Pelarangan Mantan Koruptor Menjadi Caleg Jangan Disikapi secara Ambigu
Oleh
DHANANG DAVID ARITONANG
·3 menit baca
JAKARTA, KOMPAS — Badan Pengawas Pemilu diharapkan tidak ambigu dalam menyikapi Peraturan Komisi Pemilihan Umum yang berisi larangan bagi mantan narapidana korupsi menjadi calon anggota legislatif. Jika disikapi secara ambigu, hal ini menjadi celah bagi para bekas narapidana korupsi untuk berlindung dalam naungan lembaga tersebut.

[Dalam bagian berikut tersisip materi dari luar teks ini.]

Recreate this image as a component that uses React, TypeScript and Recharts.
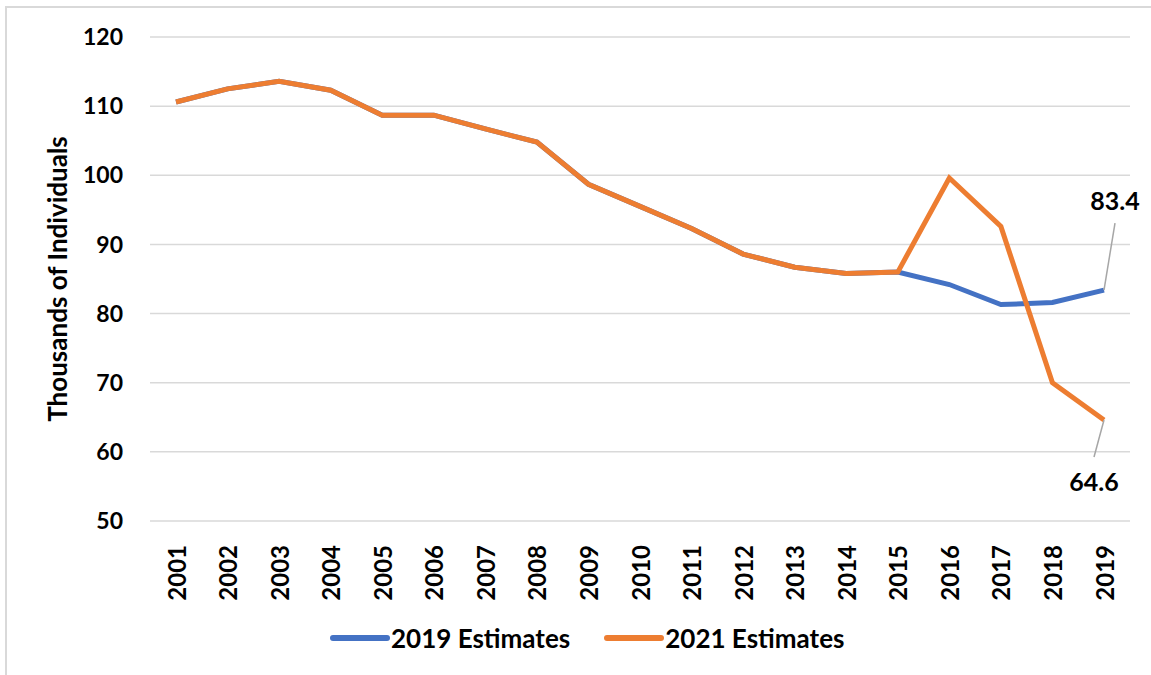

Analis Politik Exposit Strategic, Arif Susanto, mengatakan, sejak awal Bawaslu bersikap ambigu dalam menyikapi PKPU Nomor 20 Tahun 2018 yang berisi larangan bagi bekas napi korupsi menjadi caleg.
”Pada satu sisi, mereka meminta agar parpol tidak mencalonkan mantan koruptor sebagai caleg. Pada sisi lain, mereka mengabulkan permohonan para bekas napi korupsi ini untuk menjadi caleg,” ujarnya dalam forum diskusi terkait kinerja Bawaslu di Jakarta, Minggu (2/9/2018).
Sebelumnya, Panitia Pengawas Pemilu di enam daerah mengabulkan pencalonan bekas napi korupsi menjadi caleg pada Pemilu 2019. Enam daerah tersebut adalah Aceh, Toraja Utara, Sulawesi Utara, Parepare, Bulukumba, dan Rembang. Dalam putusannya, Bawaslu merujuk pada Undang-Undang No 7/2017 tentang Pemilu yang tidak mengatur pelarangan bekas koruptor menjadi caleg.
Menurut Arif, ambiguitas yang terjadi dalam menyikapi PKPU No 20/2018 ini dimanfaatkan bagi koruptor untuk mengkhianati demokrasi dan menjadikan Bawaslu sebagai lembaga untuk melindungi hak para bekas napi korupsi untuk berpolitik.
Koordinator Komite Pemilih Indonesia, Jerry Sumampouw, menjelaskan, Bawaslu tidak bersikap konsisten karena sebelumnya lembaga ini turut menyebarkan pakta integritas yang akhirnya ditandatangani oleh para ketua umum ataupun sekretaris jenderal parpol.
”Hal ini sangat jauh dari yang kita harapkan karena ketika parpol melanggar pakta integritas, Bawaslu justru mengabulkan permohonan bekas napi korupsi ini. Sikap Bawaslu ini tidak sesuai dengan semangat untuk menciptakan pemimpin yang bebas dari korupsi,” katanya.
Mantan komisioner Bawaslu, Wahidah Suaib, menyayangkan mengapa Bawaslu tidak menarahkan agar para bekas napi korupsi ini untuk melakukan uji materi ke Mahkamah Agung. Selain itu, Wahidah mengatakan, seharusnya Bawaslu pusat memiliki ketegasan agar bisa menjadi contoh bagi Panwaslu daerah.
”Bawaslu memang memiliki wewenang melindungi hak setiap orang untuk dipilih. Namun, jika hak tersebut tidak sesuai dengan PKPU, seharusnya Bawaslu bisa menolak permohonan para bekas napi korupsi tersebut,” ujarnya.
Sebelumnya, Ketua Bawaslu Abhan Misbah mengatakan, pakta integritas yang diedarkan oleh Bawaslu hanya sebatas sebagai tanggung jawab moral agar parpol bisa mencalonkan caleg yang bukan merupakan bekas napi korupsi.
”Kami sudah melakukan tindakan pencegahan agar parpol tidak mengajukan mantan narapidana korupsi. Jadi, seharusnya yang dihukum bukanlah bakal calegnya, melainkan para ketua umum parpol ataupun sekjennya,” kata Abhan di kantor Bawaslu, Jumat (31/8/2018).
Komisioner Bawaslu, Fritz Edward Siregar, menjelaskan, putusan yang dikeluarkan Bawaslu merupakan upaya untuk melindungi hak bagi masyarakat untuk dipilih. ”Wajar saja jika terjadi perbedaan pendapat antara KPU dan Bawaslu karena tugas kami berbeda. Kami juga memiliki tugas untuk melindungi setiap warga negara untuk dipilih,” ujarnya.